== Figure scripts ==
========================================
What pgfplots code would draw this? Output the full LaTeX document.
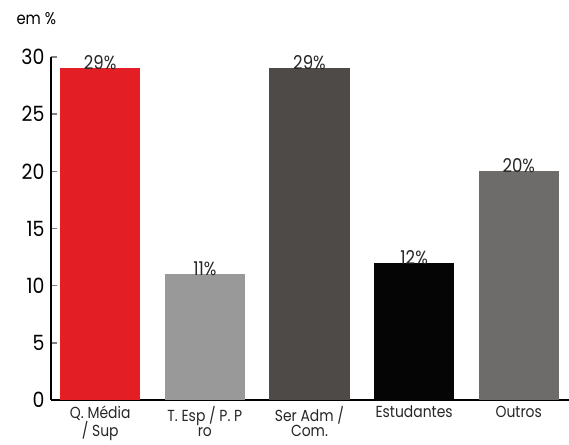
\documentclass[border=0pt]{standalone}
\usepackage{pgfplots}
\pgfplotsset{compat=1.18}
\usepackage{fontspec}
\setmainfont{Poppins}
\newfontfamily\condfont[FakeStretch=0.87]{Poppins}
\newfontfamily\tickfont[FakeStretch=0.9]{Poppins}
\definecolor{cRed}{RGB}{227,30,36}
\definecolor{cLight}{RGB}{153,153,153}
\definecolor{cDark}{RGB}{77,74,72}
\definecolor{cBlack}{RGB}{5,5,5}
\definecolor{cMid}{RGB}{110,108,107}
\begin{document}
\begin{tikzpicture}
\useasboundingbox (-51pt,-44pt) rectangle (518pt,400pt);
\begin{axis}[
  at={(0,0)}, anchor=south west,
  scale only axis, width=518pt, height=343pt,
  xmin=-0.47, xmax=4.48, ymin=0, ymax=30,
  axis lines=left, axis line style={-, line width=1.4pt},
  ytick={0,5,...,30},
  xtick={0,1,2,3,4},
  xticklabels={{Q. Média\\/ Sup},{T. Esp / P. P\\ro},{Ser Adm /\\Com.},{Estudantes},{Outros}},
  extra x ticks={0.5,1.5,2.5,3.5},
  extra x tick labels={},
  extra x tick style={major tick length=5pt, tick style={line width=1.4pt}},
  x tick style={draw=none},
  y tick style={line width=1.4pt},
  major tick length=6pt,
  tick align=inside,
  /pgf/number format/assume math mode=true,
  yticklabel style={font=\tickfont\fontsize{21}{21}\selectfont, xshift=-3pt},
  xticklabel style={font=\condfont\fontsize{16}{15.5}\selectfont, align=center, anchor=north, yshift=-2.5pt, text=black!85},
  every axis plot/.append style={ybar, bar width=0.765, draw=none},
  nodes near coords={\pgfmathprintnumber{\pgfplotspointmeta}\%},
  nodes near coords style={font=\condfont\fontsize{19}{19}\selectfont, anchor=base, yshift=-1.5pt, text=black!85},
  clip=false,
]
\addplot[fill=cRed] coordinates {(0,29)};
\addplot[fill=cLight] coordinates {(1,11)};
\addplot[fill=cDark] coordinates {(2,29)};
\addplot[fill=cBlack] coordinates {(3,12)};
\addplot[fill=cMid] coordinates {(4,20)};
\node[anchor=base west, font=\condfont\fontsize{17}{17}\selectfont] at (rel axis cs:0,1) [xshift=-38pt, yshift=32pt] {em \%};
\end{axis}
\end{tikzpicture}
\end{document}
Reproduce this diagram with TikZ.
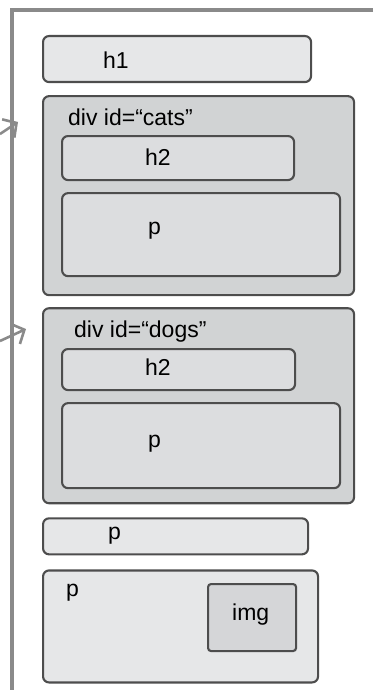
\documentclass[tikz,border=0pt]{standalone}
\usepackage{fontspec}
\setmainfont{Liberation Sans}
\usetikzlibrary{positioning,arrows.meta,calc}
\definecolor{paper}{HTML}{E6E7E8}
\definecolor{groupgrey}{HTML}{D1D3D4}
\definecolor{innergrey}{HTML}{DCDDDF}
\definecolor{imggrey}{HTML}{D5D6D8}
\definecolor{edge}{HTML}{4D4D4D}
\definecolor{rimgrey}{HTML}{8A8A8A}

\begin{document}
\begin{tikzpicture}[
  x=1pt, y=-1pt,
  font=\fontsize{23}{27}\selectfont,
  blk/.style={draw=edge, line width=2.1pt, rounded corners=6pt, fill=paper,
              inner sep=0pt, anchor=north west},
  grp/.style={blk, fill=groupgrey},
  inbox/.style={blk, fill=innergrey},
  imgbox/.style={blk, fill=imggrey, rounded corners=3pt},
  lbl/.style={inner sep=0pt, anchor=base west, text=black},
  rim/.style={draw=rimgrey, line width=3.2pt},
  ptr/.style={draw=rimgrey, line width=2.6pt, -{Straight Barb[length=10pt, width=22pt]}}
]
\useasboundingbox (0,0) rectangle (373,690);

% page frame
\coordinate (ftr) at (373,10);
\coordinate (ftl) at (12,10);
\coordinate (fbl) at (12,690);
\draw[rim] (ftr) -- (ftl) -- (fbl);

% incoming links
\coordinate (l1) at (0,134);
\coordinate (t1) at (18,122);
\coordinate (l2) at (0,341);
\coordinate (t2) at (26,329);
\draw[ptr] (l1) -- (t1);
\draw[ptr] (l2) -- (t2);

% blocks
\node[blk, minimum width=268pt, minimum height=46pt] (h1) at (42,35) {};
\node[grp, minimum width=311pt, minimum height=199pt,
      below=12pt of h1.south west, anchor=north west] (cats) {};
\node[inbox, minimum width=232pt, minimum height=44pt] (h2c) at (61,135) {};
\node[inbox, minimum width=278pt, minimum height=83pt,
      below=11pt of h2c.south west, anchor=north west] (pc) {};
\node[grp, minimum width=311pt, minimum height=195pt,
      below=11pt of cats.south west, anchor=north west] (dogs) {};
\node[inbox, minimum width=233pt, minimum height=41pt] (h2d) at (61,348) {};
\node[inbox, minimum width=278pt, minimum height=85pt,
      below=11pt of h2d.south west, anchor=north west] (pd) {};
\node[blk, minimum width=265pt, minimum height=36pt,
      below=13pt of dogs.south west, anchor=north west] (ps) {};
\node[blk, minimum width=275pt, minimum height=112pt,
      below=14pt of ps.south west, anchor=north west] (pi) {};
\node[imgbox, minimum width=88pt, minimum height=67pt] (img) at (207,583) {};

% texts
\node[lbl] (h1t) at ($(h1.north west)+(61,34)$) {h1};
\node[lbl] (catst) at ($(cats.north west)+(26,30)$) {div id=“cats”};
\node[lbl] (h2ct) at ($(h2c.north west)+(84,30)$) {h2};
\node[lbl] (pct) at ($(pc.north west)+(87,42)$) {p};
\node[lbl] (dogst) at ($(dogs.north west)+(32,30)$) {div id=“dogs”};
\node[lbl] (h2dt) at ($(h2d.north west)+(84,27)$) {h2};
\node[lbl] (pdt) at ($(pd.north west)+(87,45)$) {p};
\node[lbl] (pst) at ($(ps.north west)+(66,22)$) {p};
\node[lbl] (pit) at ($(pi.north west)+(24,27)$) {p};
\node[lbl] (imgt) at ($(img.north west)+(25,37)$) {img};
\end{tikzpicture}
\end{document}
========================================
== Written exercise ==
Write out the full set of lines verbatim, without the pictures.

== Correct output ==
What pgfplots code would draw this? Output the full LaTeX document.
\documentclass[border=0pt]{standalone}
\usepackage{pgfplots}
\pgfplotsset{compat=1.18}
\usepackage{fontspec}
\setmainfont{Poppins}
\newfontfamily\condfont[FakeStretch=0.87]{Poppins}
\newfontfamily\tickfont[FakeStretch=0.9]{Poppins}
\definecolor{cRed}{RGB}{227,30,36}
\definecolor{cLight}{RGB}{153,153,153}
\definecolor{cDark}{RGB}{77,74,72}
\definecolor{cBlack}{RGB}{5,5,5}
\definecolor{cMid}{RGB}{110,108,107}
\begin{document}
\begin{tikzpicture}
\useasboundingbox (-51pt,-44pt) rectangle (518pt,400pt);
\begin{axis}[
  at={(0,0)}, anchor=south west,
  scale only axis, width=518pt, height=343pt,
  xmin=-0.47, xmax=4.48, ymin=0, ymax=30,
  axis lines=left, axis line style={-, line width=1.4pt},
  ytick={0,5,...,30},
  xtick={0,1,2,3,4},
  xticklabels={{Q. Média\\/ Sup},{T. Esp / P. P\\ro},{Ser Adm /\\Com.},{Estudantes},{Outros}},
  extra x ticks={0.5,1.5,2.5,3.5},
  extra x tick labels={},
  extra x tick style={major tick length=5pt, tick style={line width=1.4pt}},
  x tick style={draw=none},
  y tick style={line width=1.4pt},
  major tick length=6pt,
  tick align=inside,
  /pgf/number format/assume math mode=true,
  yticklabel style={font=\tickfont\fontsize{21}{21}\selectfont, xshift=-3pt},
  xticklabel style={font=\condfont\fontsize{16}{15.5}\selectfont, align=center, anchor=north, yshift=-2.5pt, text=black!85},
  every axis plot/.append style={ybar, bar width=0.765, draw=none},
  nodes near coords={\pgfmathprintnumber{\pgfplotspointmeta}\%},
  nodes near coords style={font=\condfont\fontsize{19}{19}\selectfont, anchor=base, yshift=-1.5pt, text=black!85},
  clip=false,
]
\addplot[fill=cRed] coordinates {(0,29)};
\addplot[fill=cLight] coordinates {(1,11)};
\addplot[fill=cDark] coordinates {(2,29)};
\addplot[fill=cBlack] coordinates {(3,12)};
\addplot[fill=cMid] coordinates {(4,20)};
\node[anchor=base west, font=\condfont\fontsize{17}{17}\selectfont] at (rel axis cs:0,1) [xshift=-38pt, yshift=32pt] {em \%};
\end{axis}
\end{tikzpicture}
\end{document}
Reproduce this diagram with TikZ.
\documentclass[tikz,border=0pt]{standalone}
\usepackage{fontspec}
\setmainfont{Liberation Sans}
\usetikzlibrary{positioning,arrows.meta,calc}
\definecolor{paper}{HTML}{E6E7E8}
\definecolor{groupgrey}{HTML}{D1D3D4}
\definecolor{innergrey}{HTML}{DCDDDF}
\definecolor{imggrey}{HTML}{D5D6D8}
\definecolor{edge}{HTML}{4D4D4D}
\definecolor{rimgrey}{HTML}{8A8A8A}

\begin{document}
\begin{tikzpicture}[
  x=1pt, y=-1pt,
  font=\fontsize{23}{27}\selectfont,
  blk/.style={draw=edge, line width=2.1pt, rounded corners=6pt, fill=paper,
              inner sep=0pt, anchor=north west},
  grp/.style={blk, fill=groupgrey},
  inbox/.style={blk, fill=innergrey},
  imgbox/.style={blk, fill=imggrey, rounded corners=3pt},
  lbl/.style={inner sep=0pt, anchor=base west, text=black},
  rim/.style={draw=rimgrey, line width=3.2pt},
  ptr/.style={draw=rimgrey, line width=2.6pt, -{Straight Barb[length=10pt, width=22pt]}}
]
\useasboundingbox (0,0) rectangle (373,690);

% page frame
\coordinate (ftr) at (373,10);
\coordinate (ftl) at (12,10);
\coordinate (fbl) at (12,690);
\draw[rim] (ftr) -- (ftl) -- (fbl);

% incoming links
\coordinate (l1) at (0,134);
\coordinate (t1) at (18,122);
\coordinate (l2) at (0,341);
\coordinate (t2) at (26,329);
\draw[ptr] (l1) -- (t1);
\draw[ptr] (l2) -- (t2);

% blocks
\node[blk, minimum width=268pt, minimum height=46pt] (h1) at (42,35) {};
\node[grp, minimum width=311pt, minimum height=199pt,
      below=12pt of h1.south west, anchor=north west] (cats) {};
\node[inbox, minimum width=232pt, minimum height=44pt] (h2c) at (61,135) {};
\node[inbox, minimum width=278pt, minimum height=83pt,
      below=11pt of h2c.south west, anchor=north west] (pc) {};
\node[grp, minimum width=311pt, minimum height=195pt,
      below=11pt of cats.south west, anchor=north west] (dogs) {};
\node[inbox, minimum width=233pt, minimum height=41pt] (h2d) at (61,348) {};
\node[inbox, minimum width=278pt, minimum height=85pt,
      below=11pt of h2d.south west, anchor=north west] (pd) {};
\node[blk, minimum width=265pt, minimum height=36pt,
      below=13pt of dogs.south west, anchor=north west] (ps) {};
\node[blk, minimum width=275pt, minimum height=112pt,
      below=14pt of ps.south west, anchor=north west] (pi) {};
\node[imgbox, minimum width=88pt, minimum height=67pt] (img) at (207,583) {};

% texts
\node[lbl] (h1t) at ($(h1.north west)+(61,34)$) {h1};
\node[lbl] (catst) at ($(cats.north west)+(26,30)$) {div id=“cats”};
\node[lbl] (h2ct) at ($(h2c.north west)+(84,30)$) {h2};
\node[lbl] (pct) at ($(pc.north west)+(87,42)$) {p};
\node[lbl] (dogst) at ($(dogs.north west)+(32,30)$) {div id=“dogs”};
\node[lbl] (h2dt) at ($(h2d.north west)+(84,27)$) {h2};
\node[lbl] (pdt) at ($(pd.north west)+(87,45)$) {p};
\node[lbl] (pst) at ($(ps.north west)+(66,22)$) {p};
\node[lbl] (pit) at ($(pi.north west)+(24,27)$) {p};
\node[lbl] (imgt) at ($(img.north west)+(25,37)$) {img};
\end{tikzpicture}
\end{document}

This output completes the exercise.